This article is taken from the August-September 2023 issue of The Critic. To get the full magazine why not subscribe? Right now we’re offering five issues for just £10.
The likes of Ishtar and Waterworld may have succeeded it in the public imagination as bywords for Hollywood excess, but for a certain generation 1963’s Cleopatra is the quintessential more-money-than-sense film.
Throughout the 1950s, “sword and sandal” movies did huge business, from Quo Vadis (1951) to Ben-Hur (1959). An epic about the female pharaoh who purely as political tactic seduced first Julius Caesar and then Mark Antony therefore seemed a slam dunk.
So much so that Elizabeth Taylor, in the role of the Queen of the Nile, became the first actor to receive a $1 million fee. As if that weren’t enough, she insisted for tax reasons that filming take place outside the USA. The terrible decision-making that afflicted the production started there, leaving aside the fact the script hadn’t been finalised when cameras first rolled in September 1960. Only when vapours rode the actors’ breaths did the drawbacks of recreating sultry Alexandria in the depths of Buckinghamshire fully dawn.
By the following May, by which time production had switched to balmier locations, particularly Italy, the budget was exceeded with not a single foot of film shot. Eye-watering costs continued to mount until photography finally wrapped in March ’63, either through ineptitude (5,000 wigs were commissioned that were invisible beneath centurion helmets) or corruption (for scenes filmed in Almeria, $10,000 protection money had to be gifted to a police chief).
The schedule overrun necessitated the recasting of actors with prior commitments, but Richard Burton’s belated engagement as Mark Antony probably saved the enterprise — even if it did not seem so at the time.
It soon leaked out that he and Taylor were an item, much to the public distress and humiliation of their respective spouses and the disgust of the Vatican, which condemned this “erotic vagrancy”. The press preferred the term “le scandale”, which was plastered across front pages the world over.
At one point, 20th Century Fox threatened to sue Taylor over the negative publicity, but in the end the studio realised the only chance it had of recouping its immense outlay was to exploit the affair’s notoriety.
The Cleopatra shenanigans and Marlon Brando’s intolerable behaviour on the set of MGM’s Mutiny on the Bounty (1962) marked the death knell of the “star system”, whereby a picture’s fortunes were staked on one player who, however unreliable, was too big to fire.
This is indubitably enough material for a compelling book. Nobody, though, would know it from Patrick Humphries’s feeble exploration of the subject.
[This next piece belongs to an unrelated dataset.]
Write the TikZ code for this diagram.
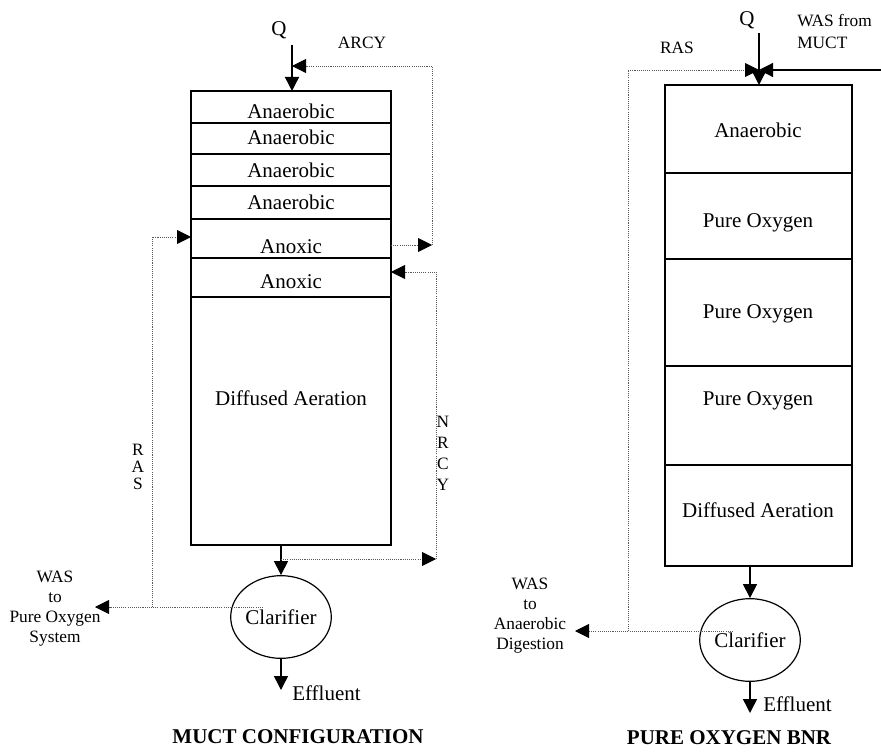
\documentclass[tikz,border=0pt]{standalone}
\usepackage{fontspec}
\setmainfont{Liberation Serif}
\usetikzlibrary{arrows.meta,shapes.geometric}

\begin{document}
\begin{tikzpicture}[x=0.75pt,y=-0.75pt,
  tank/.style={line width=1.1pt},
  zone/.style={font=\fontsize{15.75}{19}\selectfont,inner sep=0pt},
  tag/.style={font=\fontsize{13}{15}\selectfont,inner sep=0pt},
  flow/.style={line width=1.1pt,-{Triangle[length=10.5pt,width=10.5pt]}},
  rcy/.style={line width=0.65pt,black!65,dash pattern=on 0.8pt off 0.8pt},
  rcyarr/.style={rcy,-{Triangle[black,length=10.5pt,width=10.5pt]}},
  clar/.style={draw,ellipse,line width=0.9pt,minimum width=69pt,minimum height=62pt,inner sep=0pt,font=\fontsize{15.75}{19}\selectfont}]
\useasboundingbox (0,0) rectangle (881,752);

% MUCT tank
\draw[tank] (191,91) rectangle (391,545);
\foreach \yy in {123,154,186,219,258,297}
  \draw[tank] (191,\yy) -- (391,\yy);
\node[zone] (man1) at (291,111) {Anaerobic};
\node[zone] (man2) at (291,137) {Anaerobic};
\node[zone] (man3) at (291,170) {Anaerobic};
\node[zone] (man4) at (291,202) {Anaerobic};
\node[zone] (max1) at (291,247) {Anoxic};
\node[zone] (max2) at (291,282) {Anoxic};
\node[zone] (mdif) at (291,398) {Diffused Aeration};

% MUCT influent and ARCY
\coordinate (mq) at (292,45);
\coordinate (mtop) at (292,91);
\draw[flow] (mq) -- (mtop);
\node[zone] (mqlbl) at (279,30) {Q};
\node[tag] (marcy) at (362,43) {ARCY};
\coordinate (arcyout) at (391,245);
\coordinate (arcyc) at (432,245);
\coordinate (arcyin) at (292,66);
\draw[rcyarr] (arcyout) -- (arcyc);
\draw[rcyarr] (arcyc) |- (arcyin);

% MUCT clarifier
\node[clar] (mclar) at (281,617) {Clarifier};
\coordinate (mbot) at (281,545);
\draw[flow] (mbot) -- (mclar.north);
\coordinate (meff) at (281,690);
\draw[flow] (mclar.south) -- (meff);
\node[zone,anchor=west] (meffl) at (292,693) {Effluent};

% NRCY
\coordinate (msplit) at (281,559);
\coordinate (nrcyc) at (436,559);
\coordinate (nrcyin) at (391,272);
\draw[rcyarr] (msplit) -- (nrcyc);
\draw[rcyarr] (nrcyc) |- (nrcyin);
\node[tag,align=center,font=\fontsize{13}{15.75}\selectfont] (mnrcy) at (443,453) {N\\R\\C\\Y};

% RAS and WAS
\coordinate (mras0) at (263,607);
\coordinate (mwas) at (95,607);
\coordinate (mrasc) at (152,607);
\coordinate (mrasin) at (191,237);
\draw[rcyarr] (mras0) -- (mwas);
\draw[rcyarr] (mrasc) |- (mrasin);
\node[tag,align=center,font=\fontsize{13}{12.75}\selectfont] (mraslbl) at (138,467) {R\\A\\S};
\node[tag,align=center] (mwaslbl) at (55,609) {WAS\\to\\Pure Oxygen\\System};

\node[zone,font=\bfseries\fontsize{15.75}{19}\selectfont] (mtitle) at (298,737) {MUCT CONFIGURATION};

% Pure oxygen tank
\draw[tank] (665,85) rectangle (852,566);
\foreach \yy in {173,259,366,465}
  \draw[tank] (665,\yy) -- (852,\yy);
\node[zone] (pan) at (758,130) {Anaerobic};
\node[zone] (pox1) at (758,223) {Pure Oxygen};
\node[zone] (pox2) at (758,314) {Pure Oxygen};
\node[zone] (pox3) at (758,401) {Pure Oxygen};
\node[zone] (pdif) at (758,510) {Diffused Aeration};

% influent, RAS and WAS from MUCT
\coordinate (pq) at (759,33);
\coordinate (ptop) at (759,85);
\draw[flow] (pq) -- (ptop);
\node[zone] (pqlbl) at (747,20) {Q};
\coordinate (wasin) at (881,70);
\coordinate (pjoin) at (759,70);
\draw[flow,line width=0.9pt] (wasin) -- (pjoin);
\node[tag,align=left,anchor=west,font=\fontsize{13}{16.5}\selectfont] (pwasin) at (797,31) {WAS from\\MUCT};
\node[tag] (praslbl) at (677,48) {RAS};

% clarifier
\node[clar] (pclar) at (750,640) {Clarifier};
\coordinate (pbot) at (750,566);
\draw[flow] (pbot) -- (pclar.north);
\coordinate (peff) at (750,713);
\draw[flow] (pclar.south) -- (peff);
\node[zone,anchor=west] (peffl) at (763,704) {Effluent};

\coordinate (pras0) at (733,631);
\coordinate (pwas) at (575,631);
\coordinate (prasc) at (628,631);
\draw[rcyarr] (pras0) -- (pwas);
\draw[rcyarr] (prasc) |- (pjoin);
\node[tag,align=center] (pwaslbl) at (530,616) {WAS\\to\\Anaerobic\\Digestion};

\node[zone,font=\bfseries\fontsize{15.75}{19}\selectfont] (ptitle) at (729,738) {PURE OXYGEN BNR};
\end{tikzpicture}
\end{document}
The first time he tells us of the likes of the pop hits, technological limitations and social mores of the time, it seems like useful context. Long before we get to the three-page section in which he takes in Bergman and Rossellini, the rise of fascism, Edward and Mrs Simpson and the immolation of the Crystal Palace, we realise this is the padding of an author who, even though he only employs secondary sources, can’t be bothered seeking out sufficient directly relevant material.
There are remarkably few anecdotes from the film set. Humphries barely mentions the extraordinary fact that, following the studio’s dismissal and ostentatious public condemnation of screenwriter-director Joseph L. Mankiewicz, Fox had to beg him to return when it glumly realised that only he knew how to piece together the mountains of footage.
Humphries is guilty of much contradiction and endless repetition. He tells us that Taylor’s exorbitant fee was only obtained because she was trying to put off the studio with impossible demands, only for him later to observe that Taylor’s canny insistence on the sum proves that she knew her pulling power. One loses count of the number of times Humphries declares that Burton entered into a Faustian pact whereby prestigious theatre achievement was exchanged for tawdry celluloid celebrity.
Humphries seems to have shuffled his chapters like a deck of cards, his lurching narrative exploring at length an actor’s career trajectory and even death in one passage, then jarringly swinging back to his activities during the Cleopatra shoot in the next.
The book is also not what it professes to be: rather than being exclusively about the titular motion picture, it’s just as much focused on mid-20th century Hollywood — or perhaps Humphries’s vast knowledge thereof. Cleopatra is not a terrible movie, merely a mediocre one. Humphries’s denunciatory volume should at the very least have matched its failings.